Sunday, March 22, 2009

The Greatest Sporting Event in the World


There is something magical and mesmorizing about the NCAA basketball tournament. The first two days of the tournament games run all day and night, which creates a massive distraction for offices and businesses around the country (one reason I think Thurs & Fri of tournament week should be national holidays).

It is said that lost production in the workplace will amount to >2 billion during March Madness! Even the president of the United States watches the tournament, and although he may be incompetent when it comes to economics, health care, and foreign policy one of his many redeeming qualities has to be his interest in basketball (do you think he used a teleprompter to fill out his bracket?)


The tournament has something for everyone whether you're a die-hard basketball junkie or a casual fan. There are David vs. Goliath match ups, Cinderella stories, bracket-busters, and buzzer-beaters. Sixty-four teams in a single elimination, do-or-die showdown.

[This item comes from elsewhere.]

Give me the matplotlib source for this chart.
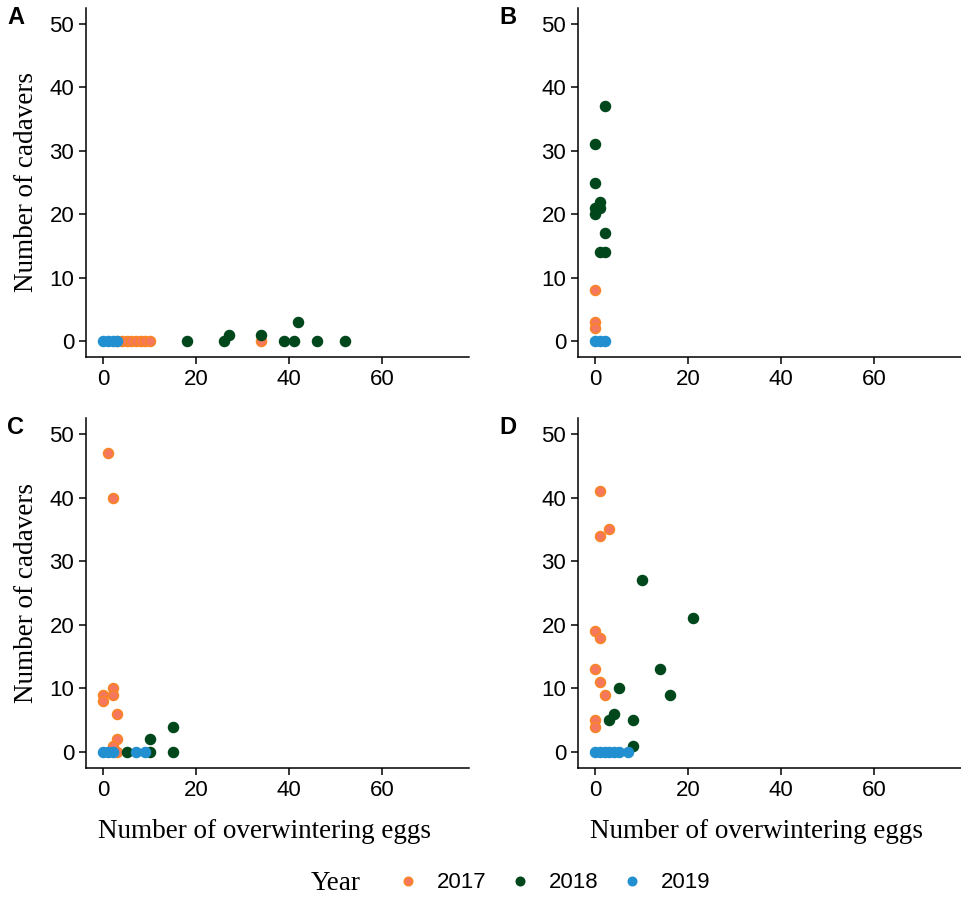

Fans become enthralled with the possibility that their little school could overcome the odds and advance to the higher rounds (those of us who are BYU fans know deep down inside that for us this will never happen, but we like to dream). We fill out brackets in office pools and online, at church, and at home; it's the ultimate form of male bonding. Unfortunately the same cannot be said about other sports.

The NBA playoffs are so long, I don't even care who wins by the end...dido on MLB. The world cup of soccer doesn't even make sense to me. During the last world cup The US didn't score a goal in the opening round and still advanced!?! The World Baseball Classic is equally confusing: if you lose to Puerto Rico 11-0 in pool A but beat the same team 6-5 two days later, then you advance to pool B and can play your way into the semifinals after getting hammered by Venezuela 10-6? The most egregious perpetrator of playoff ineptitude has to be NCAA football.

The best way to explain this whole debacle is that a group of very talented, capable people must have joined together focusing all their energy and enthusiasm on creating the most insane, frustrating, confusing, and down right infuriating system by which a division 1 college football champion is decided. And this is what they came up with: two teams will be selected by a computer program to play for a national title and the other +100 teams eligible for the postseason will be randomly assigned to play each other in meaningless bowl games that have absolutely no bearing on the championship. Congratulations you did it!

1 comment:

Anonymous said...

By far the most enthralling basketball/all other sports mumbo jumbo I've read all week. Well done Niel. Keep up the good work.